The search for a toddler who fell down a Spanish well nine days ago has hit a fresh setback today, complicating a difficult rescue operation which has had the country on tenterhooks.

Two-year-old Julen Rosello fell down the narrow shaft on 13 January as he was playing while his parents prepared a picnic in Totalan, a southern town near Malaga.

There has been no contact with the toddler since but rescuers think they know where he is inside the 100-metre shaft and have been working round the clock to get there.

‘We continue to work without rest and feel that we are always getting closer to Julen,’ engineer Angel Garcia Vidal, coordinator of the operations, told journalists Tuesday evening.

He added that they hoped the rescue operation ‘would come to a successful conclusion very quickly’, without giving a specific time.

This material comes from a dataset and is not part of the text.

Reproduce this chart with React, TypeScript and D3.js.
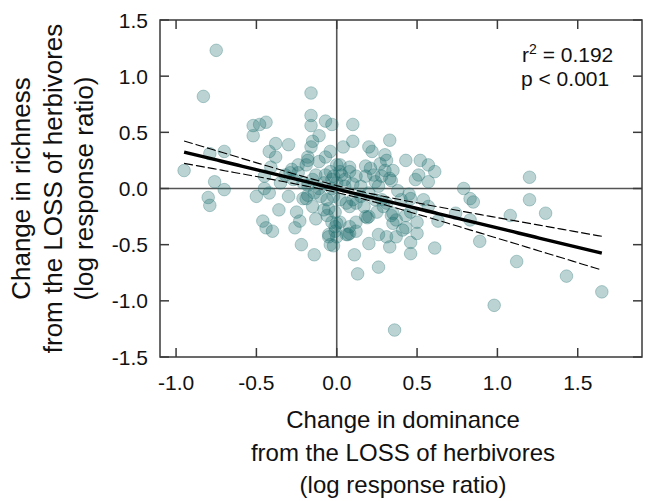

Although workers had been hoping for a breakthrough in rescue efforts on Tuesday, the operation hit a fresh technical hitch, further delaying the rescue.

‘Those who are here risking their lives have faith that he is alive and that we will pull him out alive,’ Bernardo Molto, spokesman for the Guardia Civil police force in Malaga province, said.

‘If not, they wouldn’t be working in these conditions.’

The unprecedented rescue operation has been fraught with complications.

ALSO READ: Rescuers don’t expect to reach toddler before Tuesday

The well is blocked by a layer of earth, sand and stones believed to have been dislodged when the toddler fell into the shaft.

Totalan excavation map
Officials show an excavation map during efforts to find a boy who fell down a well in Totalan in southern Spain on 17 January 2019. (Jorge Guerrero / AFP)

An initial plan to reach him with an angled tunnel was abandoned because of repeated collapses and landslides, so rescuers began digging another shaft parallel to the well, 60-metres deep, which was finished late on Monday.

The idea was to secure the shaft with tubes then take miners down in a specially-made cage to start digging a horizontal tunnel to the site where they believe the child is.

But the tubes designed to secure the shaft didn’t fit.

‘There were technical problems involved in putting tubes in the shaft beyond a depth of 40 metres,’ said a government spokesman in Malaga, explaining that drilling work was under way to expand the hole.

‘We’re not able to give an estimate of the time it will take.’

The tubes will then have to be placed down the shaft to secure it before miners can descend with hand picks to dig through the four metres separating them from the well where the boy is stuck – in a process expected to take 24 hours.